--- Data for the task ---
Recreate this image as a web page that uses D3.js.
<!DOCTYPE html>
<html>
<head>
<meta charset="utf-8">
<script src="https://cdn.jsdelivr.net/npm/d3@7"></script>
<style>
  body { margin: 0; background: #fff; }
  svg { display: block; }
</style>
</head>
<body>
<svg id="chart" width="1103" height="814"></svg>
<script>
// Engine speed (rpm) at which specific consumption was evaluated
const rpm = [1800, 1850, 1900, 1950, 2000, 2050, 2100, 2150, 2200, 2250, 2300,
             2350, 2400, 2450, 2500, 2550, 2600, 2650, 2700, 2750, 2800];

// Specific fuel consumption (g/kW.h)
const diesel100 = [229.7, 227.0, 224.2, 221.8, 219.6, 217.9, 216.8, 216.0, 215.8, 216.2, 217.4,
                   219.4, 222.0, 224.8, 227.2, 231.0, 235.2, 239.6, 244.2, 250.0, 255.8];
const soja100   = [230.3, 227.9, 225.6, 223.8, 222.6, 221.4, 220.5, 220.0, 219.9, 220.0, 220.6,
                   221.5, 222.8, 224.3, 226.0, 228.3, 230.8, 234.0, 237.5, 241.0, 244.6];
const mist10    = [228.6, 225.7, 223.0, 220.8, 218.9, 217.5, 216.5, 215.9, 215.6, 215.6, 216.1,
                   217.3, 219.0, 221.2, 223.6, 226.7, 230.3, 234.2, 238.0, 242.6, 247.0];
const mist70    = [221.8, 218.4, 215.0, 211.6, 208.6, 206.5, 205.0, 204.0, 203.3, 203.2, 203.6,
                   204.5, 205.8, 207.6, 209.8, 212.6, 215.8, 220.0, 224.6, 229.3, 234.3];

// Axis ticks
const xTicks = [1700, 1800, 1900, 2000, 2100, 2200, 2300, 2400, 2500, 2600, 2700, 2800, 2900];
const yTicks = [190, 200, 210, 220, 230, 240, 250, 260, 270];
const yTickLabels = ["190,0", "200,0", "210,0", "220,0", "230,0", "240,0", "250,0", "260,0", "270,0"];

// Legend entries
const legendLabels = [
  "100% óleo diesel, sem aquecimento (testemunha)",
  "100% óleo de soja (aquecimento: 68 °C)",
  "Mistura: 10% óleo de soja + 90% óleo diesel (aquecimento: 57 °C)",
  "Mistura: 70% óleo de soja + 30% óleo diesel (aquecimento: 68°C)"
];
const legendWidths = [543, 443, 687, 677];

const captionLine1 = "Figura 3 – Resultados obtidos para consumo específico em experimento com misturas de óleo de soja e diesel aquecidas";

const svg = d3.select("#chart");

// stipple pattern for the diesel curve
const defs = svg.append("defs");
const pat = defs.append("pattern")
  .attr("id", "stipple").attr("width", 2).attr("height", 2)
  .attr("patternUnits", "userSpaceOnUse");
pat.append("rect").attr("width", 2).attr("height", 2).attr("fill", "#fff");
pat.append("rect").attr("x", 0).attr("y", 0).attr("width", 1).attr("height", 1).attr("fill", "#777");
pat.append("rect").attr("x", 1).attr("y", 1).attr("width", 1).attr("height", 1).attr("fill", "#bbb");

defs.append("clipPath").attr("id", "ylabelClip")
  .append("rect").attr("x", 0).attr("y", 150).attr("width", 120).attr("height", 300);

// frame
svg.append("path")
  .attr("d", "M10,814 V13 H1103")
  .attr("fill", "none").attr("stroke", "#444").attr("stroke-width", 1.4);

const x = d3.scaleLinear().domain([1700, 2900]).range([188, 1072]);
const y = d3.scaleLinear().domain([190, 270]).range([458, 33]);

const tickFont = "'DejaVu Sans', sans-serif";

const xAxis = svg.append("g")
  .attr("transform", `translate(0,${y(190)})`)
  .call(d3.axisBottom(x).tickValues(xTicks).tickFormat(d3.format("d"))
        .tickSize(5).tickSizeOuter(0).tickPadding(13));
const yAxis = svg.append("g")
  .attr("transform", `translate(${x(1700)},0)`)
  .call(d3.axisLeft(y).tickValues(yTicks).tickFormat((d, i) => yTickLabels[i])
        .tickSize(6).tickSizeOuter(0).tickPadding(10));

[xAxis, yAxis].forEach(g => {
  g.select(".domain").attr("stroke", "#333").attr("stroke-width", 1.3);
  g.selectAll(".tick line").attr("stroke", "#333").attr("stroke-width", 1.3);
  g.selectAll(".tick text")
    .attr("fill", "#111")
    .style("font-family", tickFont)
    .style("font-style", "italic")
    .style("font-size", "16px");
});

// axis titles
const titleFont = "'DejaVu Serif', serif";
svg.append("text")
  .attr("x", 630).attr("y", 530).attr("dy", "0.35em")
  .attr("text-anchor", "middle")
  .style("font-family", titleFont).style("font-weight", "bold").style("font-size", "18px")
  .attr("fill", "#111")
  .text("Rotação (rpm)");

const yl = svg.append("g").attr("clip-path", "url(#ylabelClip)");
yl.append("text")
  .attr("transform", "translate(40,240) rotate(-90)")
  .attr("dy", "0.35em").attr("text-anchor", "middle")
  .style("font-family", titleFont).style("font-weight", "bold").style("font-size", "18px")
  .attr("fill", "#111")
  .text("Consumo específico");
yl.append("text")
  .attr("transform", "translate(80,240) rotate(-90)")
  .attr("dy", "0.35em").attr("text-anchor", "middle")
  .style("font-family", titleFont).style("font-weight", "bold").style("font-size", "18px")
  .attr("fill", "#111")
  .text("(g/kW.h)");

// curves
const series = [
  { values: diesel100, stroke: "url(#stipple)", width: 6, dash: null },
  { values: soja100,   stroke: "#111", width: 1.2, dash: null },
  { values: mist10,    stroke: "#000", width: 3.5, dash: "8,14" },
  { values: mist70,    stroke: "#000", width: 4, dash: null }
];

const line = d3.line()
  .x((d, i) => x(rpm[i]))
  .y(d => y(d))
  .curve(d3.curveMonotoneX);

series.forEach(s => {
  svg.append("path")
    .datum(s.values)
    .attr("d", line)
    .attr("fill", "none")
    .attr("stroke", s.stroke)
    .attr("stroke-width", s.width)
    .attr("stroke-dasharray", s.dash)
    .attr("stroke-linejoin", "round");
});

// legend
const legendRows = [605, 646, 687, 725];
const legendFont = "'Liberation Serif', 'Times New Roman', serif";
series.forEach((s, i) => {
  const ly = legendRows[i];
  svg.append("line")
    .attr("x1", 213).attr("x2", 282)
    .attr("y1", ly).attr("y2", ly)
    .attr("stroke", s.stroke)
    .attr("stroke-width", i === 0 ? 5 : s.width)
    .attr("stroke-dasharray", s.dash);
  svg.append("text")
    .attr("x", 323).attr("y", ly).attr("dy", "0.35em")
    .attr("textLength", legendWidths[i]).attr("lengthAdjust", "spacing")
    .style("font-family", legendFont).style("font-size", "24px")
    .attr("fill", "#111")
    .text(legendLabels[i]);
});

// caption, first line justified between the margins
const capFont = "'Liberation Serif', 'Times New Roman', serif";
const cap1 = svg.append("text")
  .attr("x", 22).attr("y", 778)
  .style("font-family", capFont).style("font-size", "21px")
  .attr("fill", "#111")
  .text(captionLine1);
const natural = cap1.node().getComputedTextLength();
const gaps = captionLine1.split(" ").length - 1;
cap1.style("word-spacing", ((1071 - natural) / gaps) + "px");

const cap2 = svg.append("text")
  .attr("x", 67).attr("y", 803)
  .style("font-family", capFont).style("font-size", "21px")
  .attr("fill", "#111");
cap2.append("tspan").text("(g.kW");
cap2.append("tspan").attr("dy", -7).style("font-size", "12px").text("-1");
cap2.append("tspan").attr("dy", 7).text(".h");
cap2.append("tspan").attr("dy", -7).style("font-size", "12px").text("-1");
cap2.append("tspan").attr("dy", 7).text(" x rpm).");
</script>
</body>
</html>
---
--- Data for the task ---
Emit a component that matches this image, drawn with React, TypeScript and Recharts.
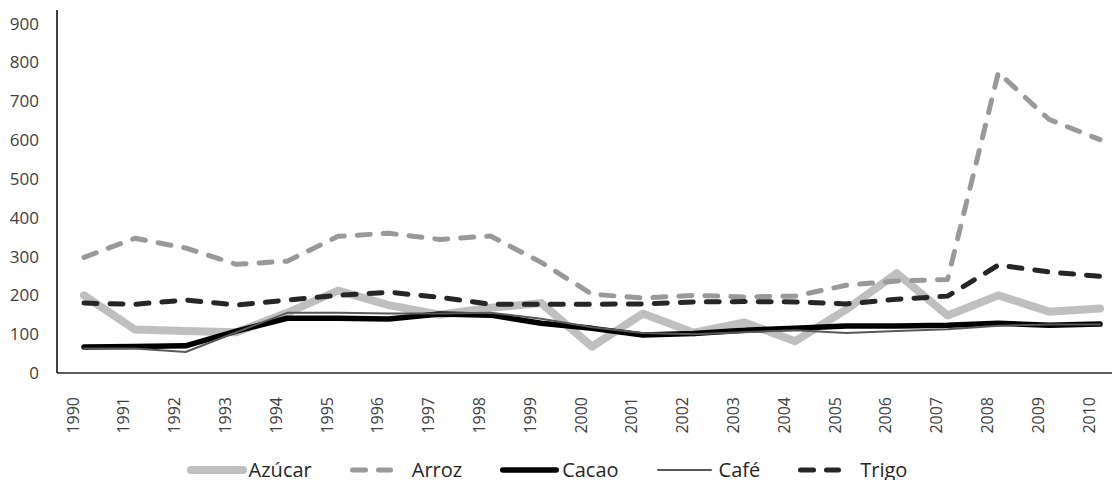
---
Instructions for the task
Quote the lines that begin at the line containing "Recreate this image" and end at the line containing "2350, 2400, 2450, 2500, 2550, 2600, 2650, 2700, 2750, 2800];", keeping both of those lines.

Task result
Recreate this image as a web page that uses D3.js.
<!DOCTYPE html>
<html>
<head>
<meta charset="utf-8">
<script src="https://cdn.jsdelivr.net/npm/d3@7"></script>
<style>
  body { margin: 0; background: #fff; }
  svg { display: block; }
</style>
</head>
<body>
<svg id="chart" width="1103" height="814"></svg>
<script>
// Engine speed (rpm) at which specific consumption was evaluated
const rpm = [1800, 1850, 1900, 1950, 2000, 2050, 2100, 2150, 2200, 2250, 2300,
             2350, 2400, 2450, 2500, 2550, 2600, 2650, 2700, 2750, 2800];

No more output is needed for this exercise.